▸ **Goal**
Please print the lines between the one with "Give me the Chart.js source for this chart." and the one with "const labelFont = '17.5px", both ends included, exactly as written, with no pictures.

▸ **Supplied records**
%%

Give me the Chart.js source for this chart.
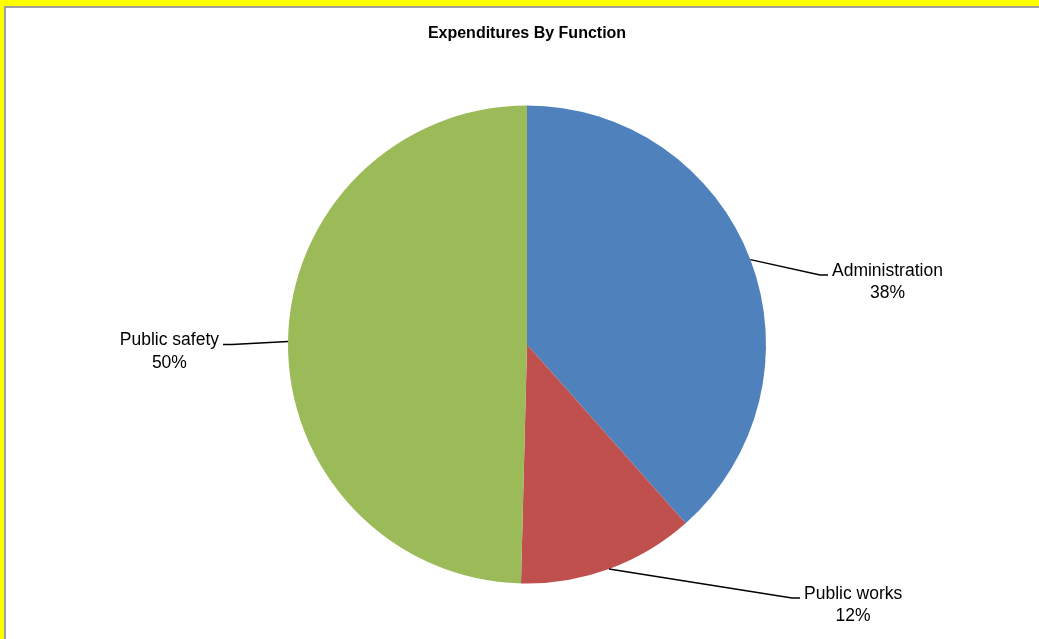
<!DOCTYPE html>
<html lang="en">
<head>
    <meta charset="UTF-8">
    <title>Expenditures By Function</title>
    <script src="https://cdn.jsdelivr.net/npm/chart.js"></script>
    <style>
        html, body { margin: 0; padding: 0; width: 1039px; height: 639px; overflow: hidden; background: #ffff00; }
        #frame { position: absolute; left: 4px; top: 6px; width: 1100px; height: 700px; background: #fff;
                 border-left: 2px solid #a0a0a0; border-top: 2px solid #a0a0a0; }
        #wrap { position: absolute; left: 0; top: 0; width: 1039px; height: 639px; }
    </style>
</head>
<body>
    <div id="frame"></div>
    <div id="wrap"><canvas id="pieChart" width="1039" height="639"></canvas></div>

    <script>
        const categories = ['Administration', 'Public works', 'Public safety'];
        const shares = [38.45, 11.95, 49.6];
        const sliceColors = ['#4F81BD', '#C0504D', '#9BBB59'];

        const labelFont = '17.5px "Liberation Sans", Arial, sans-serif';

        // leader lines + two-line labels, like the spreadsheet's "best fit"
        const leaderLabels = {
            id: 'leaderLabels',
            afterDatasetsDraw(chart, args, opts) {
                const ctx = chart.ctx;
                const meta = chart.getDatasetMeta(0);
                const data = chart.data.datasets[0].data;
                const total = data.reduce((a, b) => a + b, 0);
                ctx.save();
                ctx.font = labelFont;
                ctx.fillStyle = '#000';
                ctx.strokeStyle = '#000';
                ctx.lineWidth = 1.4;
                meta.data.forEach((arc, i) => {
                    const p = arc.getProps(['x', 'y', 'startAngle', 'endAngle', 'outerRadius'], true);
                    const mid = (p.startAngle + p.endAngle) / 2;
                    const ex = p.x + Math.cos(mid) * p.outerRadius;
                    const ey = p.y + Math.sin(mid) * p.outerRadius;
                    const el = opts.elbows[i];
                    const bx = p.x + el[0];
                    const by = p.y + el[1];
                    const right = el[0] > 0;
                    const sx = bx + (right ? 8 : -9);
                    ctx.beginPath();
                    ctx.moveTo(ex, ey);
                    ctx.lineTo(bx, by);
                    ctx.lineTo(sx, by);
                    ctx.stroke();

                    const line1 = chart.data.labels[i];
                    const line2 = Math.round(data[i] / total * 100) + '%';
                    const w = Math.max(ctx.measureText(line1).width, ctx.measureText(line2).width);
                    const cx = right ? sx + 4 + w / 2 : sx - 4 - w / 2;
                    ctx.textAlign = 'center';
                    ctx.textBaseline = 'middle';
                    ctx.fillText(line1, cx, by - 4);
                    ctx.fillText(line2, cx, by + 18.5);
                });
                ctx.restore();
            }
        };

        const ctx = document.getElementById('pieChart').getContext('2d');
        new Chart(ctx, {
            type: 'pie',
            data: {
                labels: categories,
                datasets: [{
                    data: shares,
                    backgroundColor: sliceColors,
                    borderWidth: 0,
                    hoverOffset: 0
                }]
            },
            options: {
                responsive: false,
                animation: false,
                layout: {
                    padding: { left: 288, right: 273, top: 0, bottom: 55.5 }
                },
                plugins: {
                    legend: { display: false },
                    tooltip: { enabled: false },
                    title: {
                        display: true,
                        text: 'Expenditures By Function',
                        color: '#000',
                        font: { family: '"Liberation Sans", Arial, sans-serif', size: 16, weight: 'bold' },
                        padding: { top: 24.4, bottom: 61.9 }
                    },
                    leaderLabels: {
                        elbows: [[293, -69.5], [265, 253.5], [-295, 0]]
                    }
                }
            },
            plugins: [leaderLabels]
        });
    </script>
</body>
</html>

%%
%%

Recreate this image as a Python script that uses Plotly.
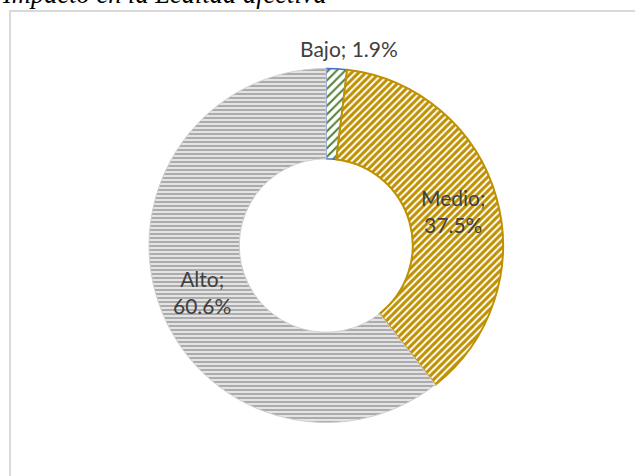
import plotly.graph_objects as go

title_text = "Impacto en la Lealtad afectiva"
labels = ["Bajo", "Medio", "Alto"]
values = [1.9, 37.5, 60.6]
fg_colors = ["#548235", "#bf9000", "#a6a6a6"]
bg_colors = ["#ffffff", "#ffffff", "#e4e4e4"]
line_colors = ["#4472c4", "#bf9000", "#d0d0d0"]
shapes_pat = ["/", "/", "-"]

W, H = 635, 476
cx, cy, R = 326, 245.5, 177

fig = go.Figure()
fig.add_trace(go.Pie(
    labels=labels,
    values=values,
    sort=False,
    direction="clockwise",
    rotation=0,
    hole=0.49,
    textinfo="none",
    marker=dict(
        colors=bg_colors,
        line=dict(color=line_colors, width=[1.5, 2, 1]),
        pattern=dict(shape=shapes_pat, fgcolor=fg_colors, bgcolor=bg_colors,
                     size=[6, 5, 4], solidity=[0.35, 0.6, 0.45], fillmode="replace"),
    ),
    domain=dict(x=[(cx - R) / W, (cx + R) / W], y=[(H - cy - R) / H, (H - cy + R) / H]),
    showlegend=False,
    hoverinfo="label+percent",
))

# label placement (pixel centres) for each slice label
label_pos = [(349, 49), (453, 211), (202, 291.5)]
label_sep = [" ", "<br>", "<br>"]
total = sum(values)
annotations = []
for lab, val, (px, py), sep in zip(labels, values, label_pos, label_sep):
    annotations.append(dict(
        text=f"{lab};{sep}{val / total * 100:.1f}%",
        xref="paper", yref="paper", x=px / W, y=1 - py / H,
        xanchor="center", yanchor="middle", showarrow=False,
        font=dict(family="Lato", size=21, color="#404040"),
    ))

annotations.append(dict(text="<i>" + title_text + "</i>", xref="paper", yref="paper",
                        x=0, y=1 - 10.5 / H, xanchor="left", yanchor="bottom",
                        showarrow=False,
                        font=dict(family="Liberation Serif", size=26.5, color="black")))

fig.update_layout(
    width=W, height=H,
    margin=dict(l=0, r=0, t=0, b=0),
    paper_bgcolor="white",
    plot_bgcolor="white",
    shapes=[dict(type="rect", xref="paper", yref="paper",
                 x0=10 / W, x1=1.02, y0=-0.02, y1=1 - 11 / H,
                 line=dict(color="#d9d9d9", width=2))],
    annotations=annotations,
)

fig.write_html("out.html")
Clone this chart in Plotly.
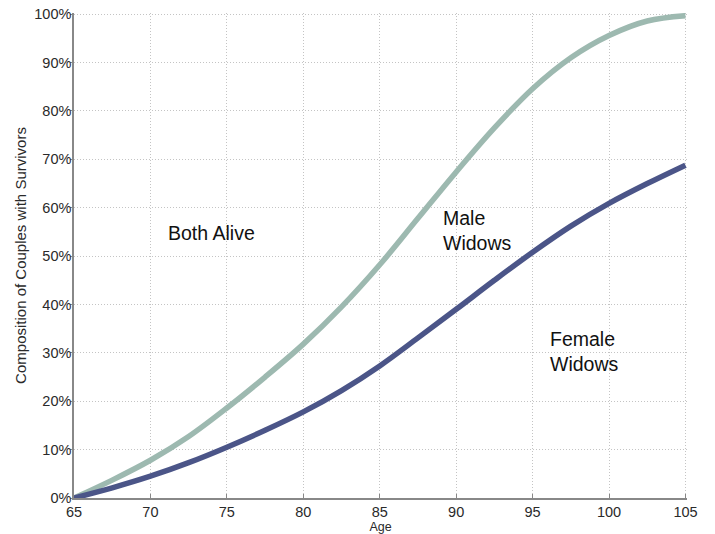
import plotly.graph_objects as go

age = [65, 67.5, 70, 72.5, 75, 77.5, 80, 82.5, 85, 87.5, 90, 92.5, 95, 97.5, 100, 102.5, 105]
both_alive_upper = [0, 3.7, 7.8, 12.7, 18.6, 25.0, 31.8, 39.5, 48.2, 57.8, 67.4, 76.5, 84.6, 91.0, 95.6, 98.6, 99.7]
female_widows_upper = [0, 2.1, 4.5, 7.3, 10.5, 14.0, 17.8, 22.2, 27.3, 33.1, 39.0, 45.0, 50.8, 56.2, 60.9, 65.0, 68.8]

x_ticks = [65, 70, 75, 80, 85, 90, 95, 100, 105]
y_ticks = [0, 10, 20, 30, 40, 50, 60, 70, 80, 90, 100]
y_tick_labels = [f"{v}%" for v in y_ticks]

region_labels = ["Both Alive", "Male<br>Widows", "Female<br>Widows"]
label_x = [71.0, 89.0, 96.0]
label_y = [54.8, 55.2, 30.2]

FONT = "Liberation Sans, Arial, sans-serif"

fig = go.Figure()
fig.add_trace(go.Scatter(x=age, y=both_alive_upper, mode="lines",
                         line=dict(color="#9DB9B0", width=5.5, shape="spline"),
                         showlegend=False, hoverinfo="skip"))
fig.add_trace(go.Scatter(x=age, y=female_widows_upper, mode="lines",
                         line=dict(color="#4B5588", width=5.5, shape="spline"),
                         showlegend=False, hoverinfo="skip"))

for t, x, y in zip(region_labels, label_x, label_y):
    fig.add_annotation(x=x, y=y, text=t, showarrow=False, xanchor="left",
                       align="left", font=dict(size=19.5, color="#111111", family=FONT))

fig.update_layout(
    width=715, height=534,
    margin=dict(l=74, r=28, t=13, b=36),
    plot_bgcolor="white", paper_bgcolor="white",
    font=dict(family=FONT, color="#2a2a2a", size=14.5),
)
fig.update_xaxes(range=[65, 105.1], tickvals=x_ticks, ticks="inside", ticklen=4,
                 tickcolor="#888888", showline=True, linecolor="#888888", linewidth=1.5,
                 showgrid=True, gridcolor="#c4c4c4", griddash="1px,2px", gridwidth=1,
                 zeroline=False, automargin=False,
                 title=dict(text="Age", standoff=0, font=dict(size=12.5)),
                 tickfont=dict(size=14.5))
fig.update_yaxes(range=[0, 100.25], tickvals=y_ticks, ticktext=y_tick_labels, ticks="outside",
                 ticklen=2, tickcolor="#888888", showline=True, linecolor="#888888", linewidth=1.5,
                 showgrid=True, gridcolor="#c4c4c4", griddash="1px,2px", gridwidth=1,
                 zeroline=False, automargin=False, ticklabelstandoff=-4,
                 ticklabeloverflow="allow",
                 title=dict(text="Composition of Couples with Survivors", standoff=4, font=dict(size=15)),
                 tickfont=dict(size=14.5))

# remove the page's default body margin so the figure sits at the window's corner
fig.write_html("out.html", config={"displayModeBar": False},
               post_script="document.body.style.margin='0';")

%%

▸ **Output for this exercise**
Give me the Chart.js source for this chart.
<!DOCTYPE html>
<html lang="en">
<head>
    <meta charset="UTF-8">
    <title>Expenditures By Function</title>
    <script src="https://cdn.jsdelivr.net/npm/chart.js"></script>
    <style>
        html, body { margin: 0; padding: 0; width: 1039px; height: 639px; overflow: hidden; background: #ffff00; }
        #frame { position: absolute; left: 4px; top: 6px; width: 1100px; height: 700px; background: #fff;
                 border-left: 2px solid #a0a0a0; border-top: 2px solid #a0a0a0; }
        #wrap { position: absolute; left: 0; top: 0; width: 1039px; height: 639px; }
    </style>
</head>
<body>
    <div id="frame"></div>
    <div id="wrap"><canvas id="pieChart" width="1039" height="639"></canvas></div>

    <script>
        const categories = ['Administration', 'Public works', 'Public safety'];
        const shares = [38.45, 11.95, 49.6];
        const sliceColors = ['#4F81BD', '#C0504D', '#9BBB59'];

        const labelFont = '17.5px "Liberation Sans", Arial, sans-serif';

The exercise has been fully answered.